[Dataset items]
>> begin

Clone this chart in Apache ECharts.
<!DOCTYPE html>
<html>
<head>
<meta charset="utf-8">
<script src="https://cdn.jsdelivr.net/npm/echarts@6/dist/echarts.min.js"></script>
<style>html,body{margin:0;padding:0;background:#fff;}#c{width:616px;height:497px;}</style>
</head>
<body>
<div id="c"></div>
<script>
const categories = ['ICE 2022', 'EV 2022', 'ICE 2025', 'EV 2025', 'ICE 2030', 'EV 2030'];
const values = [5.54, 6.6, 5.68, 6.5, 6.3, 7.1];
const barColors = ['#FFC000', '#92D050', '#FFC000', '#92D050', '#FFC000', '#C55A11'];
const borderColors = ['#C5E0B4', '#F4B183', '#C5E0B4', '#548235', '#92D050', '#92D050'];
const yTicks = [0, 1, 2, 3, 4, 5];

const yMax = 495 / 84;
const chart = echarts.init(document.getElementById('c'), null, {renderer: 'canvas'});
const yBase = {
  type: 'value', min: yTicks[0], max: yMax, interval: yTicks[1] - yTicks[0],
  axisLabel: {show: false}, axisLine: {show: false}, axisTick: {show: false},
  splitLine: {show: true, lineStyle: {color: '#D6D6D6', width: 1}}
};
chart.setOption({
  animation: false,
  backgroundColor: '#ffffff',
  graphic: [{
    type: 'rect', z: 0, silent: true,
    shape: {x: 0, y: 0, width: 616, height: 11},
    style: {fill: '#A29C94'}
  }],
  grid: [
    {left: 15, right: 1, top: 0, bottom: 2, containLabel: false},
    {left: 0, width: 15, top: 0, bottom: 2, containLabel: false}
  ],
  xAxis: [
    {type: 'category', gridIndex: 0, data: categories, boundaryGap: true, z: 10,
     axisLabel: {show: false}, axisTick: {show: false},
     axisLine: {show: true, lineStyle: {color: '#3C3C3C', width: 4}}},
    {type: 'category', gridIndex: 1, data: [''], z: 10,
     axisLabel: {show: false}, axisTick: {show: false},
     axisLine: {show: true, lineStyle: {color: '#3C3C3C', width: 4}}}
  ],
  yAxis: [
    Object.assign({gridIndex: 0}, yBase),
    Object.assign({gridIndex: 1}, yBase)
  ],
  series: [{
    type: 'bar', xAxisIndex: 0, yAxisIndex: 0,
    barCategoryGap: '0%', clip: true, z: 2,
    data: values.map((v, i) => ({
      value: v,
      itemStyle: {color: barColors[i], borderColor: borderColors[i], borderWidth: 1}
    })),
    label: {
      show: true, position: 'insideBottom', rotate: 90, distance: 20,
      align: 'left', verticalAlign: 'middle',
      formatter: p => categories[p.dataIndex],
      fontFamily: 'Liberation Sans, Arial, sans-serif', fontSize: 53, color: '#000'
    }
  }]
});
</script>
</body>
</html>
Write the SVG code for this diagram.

>> end

Repeat the entries above exactly, beginning at their first line and ending with the line that contains "const yTicks = [0, 1, 2, 3, 4, 5];", with nothing added.

Clone this chart in Apache ECharts.
<!DOCTYPE html>
<html>
<head>
<meta charset="utf-8">
<script src="https://cdn.jsdelivr.net/npm/echarts@6/dist/echarts.min.js"></script>
<style>html,body{margin:0;padding:0;background:#fff;}#c{width:616px;height:497px;}</style>
</head>
<body>
<div id="c"></div>
<script>
const categories = ['ICE 2022', 'EV 2022', 'ICE 2025', 'EV 2025', 'ICE 2030', 'EV 2030'];
const values = [5.54, 6.6, 5.68, 6.5, 6.3, 7.1];
const barColors = ['#FFC000', '#92D050', '#FFC000', '#92D050', '#FFC000', '#C55A11'];
const borderColors = ['#C5E0B4', '#F4B183', '#C5E0B4', '#548235', '#92D050', '#92D050'];
const yTicks = [0, 1, 2, 3, 4, 5];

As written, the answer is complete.